* **DIRECTIONS FOR THIS TASK**:
Emit the data below verbatim, stripping out any pictures.

▼

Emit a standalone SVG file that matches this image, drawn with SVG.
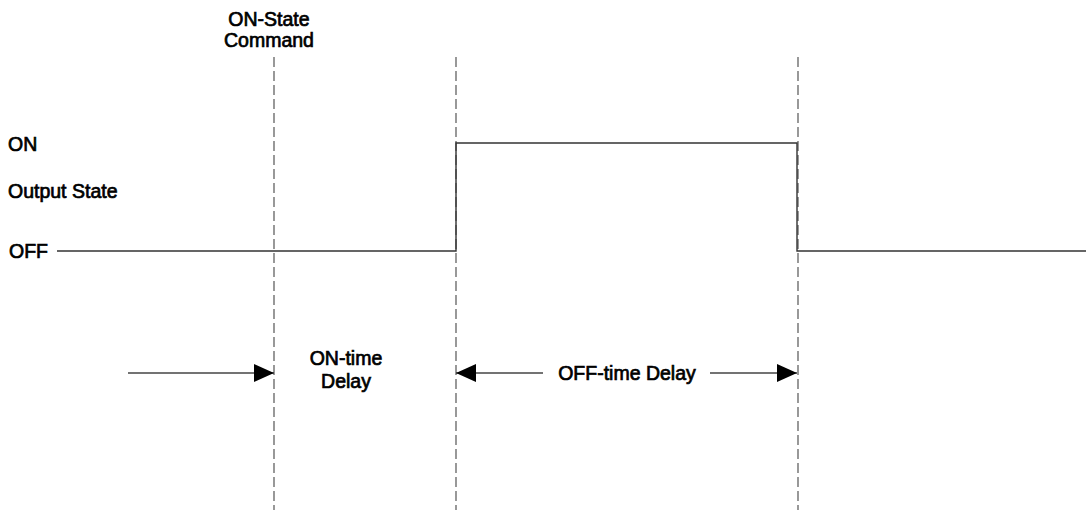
<svg xmlns="http://www.w3.org/2000/svg" width="1086" height="510" viewBox="0 0 1086 510">
<style>
.t{font-family:"Liberation Sans",Arial,sans-serif;font-size:19.5px;fill:#000;stroke:#000;stroke-width:0.7}
.m{text-anchor:middle}
.dash{stroke:#555;stroke-width:1.2;stroke-dasharray:10 4;fill:none}
.wave{stroke:#333;stroke-width:1.4;fill:none}
.arr{stroke:#444;stroke-width:1.4;fill:none}
</style>
<defs>
<marker id="ah" viewBox="0 0 20 18" refX="20" refY="9" markerWidth="20" markerHeight="18" markerUnits="userSpaceOnUse" orient="auto">
<path d="M0,0 L20,9 L0,18 Z" fill="#000"/>
</marker>
</defs>
<rect width="1086" height="510" fill="#fff"/>
<g id="gridlines">
<line class="dash" x1="274" y1="57" x2="274" y2="510"/>
<line class="dash" x1="456" y1="57" x2="456" y2="510"/>
<line class="dash" x1="798" y1="57" x2="798" y2="510"/>
</g>
<g id="waveform">
<polyline class="wave" points="57,251 456,251 456,143 797,143 797,251 1086,251"/>
</g>
<g id="labels">
<text class="t m" x="269" y="26">ON-State</text>
<text class="t m" x="269" y="47">Command</text>
<text class="t" x="8" y="151">ON</text>
<text class="t" x="8" y="198">Output State</text>
<text class="t" x="9" y="258">OFF</text>
</g>
<g id="on-time-delay">
<text class="t m" x="346" y="365">ON-time</text>
<text class="t m" x="346" y="388">Delay</text>
</g>
<g id="off-time-delay">
<text class="t m" x="627" y="380">OFF-time Delay</text>
</g>
<g id="connectors">
<line class="arr" x1="128" y1="373" x2="274" y2="373" marker-end="url(#ah)"/>
<line class="arr" x1="543" y1="373" x2="456" y2="373" marker-end="url(#ah)"/>
<line class="arr" x1="710" y1="373" x2="797" y2="373" marker-end="url(#ah)"/>
</g>
</svg>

▲

* **ANSWER BELOW**:
Emit a standalone SVG file that matches this image, drawn with SVG.
<svg xmlns="http://www.w3.org/2000/svg" width="1086" height="510" viewBox="0 0 1086 510">
<style>
.t{font-family:"Liberation Sans",Arial,sans-serif;font-size:19.5px;fill:#000;stroke:#000;stroke-width:0.7}
.m{text-anchor:middle}
.dash{stroke:#555;stroke-width:1.2;stroke-dasharray:10 4;fill:none}
.wave{stroke:#333;stroke-width:1.4;fill:none}
.arr{stroke:#444;stroke-width:1.4;fill:none}
</style>
<defs>
<marker id="ah" viewBox="0 0 20 18" refX="20" refY="9" markerWidth="20" markerHeight="18" markerUnits="userSpaceOnUse" orient="auto">
<path d="M0,0 L20,9 L0,18 Z" fill="#000"/>
</marker>
</defs>
<rect width="1086" height="510" fill="#fff"/>
<g id="gridlines">
<line class="dash" x1="274" y1="57" x2="274" y2="510"/>
<line class="dash" x1="456" y1="57" x2="456" y2="510"/>
<line class="dash" x1="798" y1="57" x2="798" y2="510"/>
</g>
<g id="waveform">
<polyline class="wave" points="57,251 456,251 456,143 797,143 797,251 1086,251"/>
</g>
<g id="labels">
<text class="t m" x="269" y="26">ON-State</text>
<text class="t m" x="269" y="47">Command</text>
<text class="t" x="8" y="151">ON</text>
<text class="t" x="8" y="198">Output State</text>
<text class="t" x="9" y="258">OFF</text>
</g>
<g id="on-time-delay">
<text class="t m" x="346" y="365">ON-time</text>
<text class="t m" x="346" y="388">Delay</text>
</g>
<g id="off-time-delay">
<text class="t m" x="627" y="380">OFF-time Delay</text>
</g>
<g id="connectors">
<line class="arr" x1="128" y1="373" x2="274" y2="373" marker-end="url(#ah)"/>
<line class="arr" x1="543" y1="373" x2="456" y2="373" marker-end="url(#ah)"/>
<line class="arr" x1="710" y1="373" x2="797" y2="373" marker-end="url(#ah)"/>
</g>
</svg>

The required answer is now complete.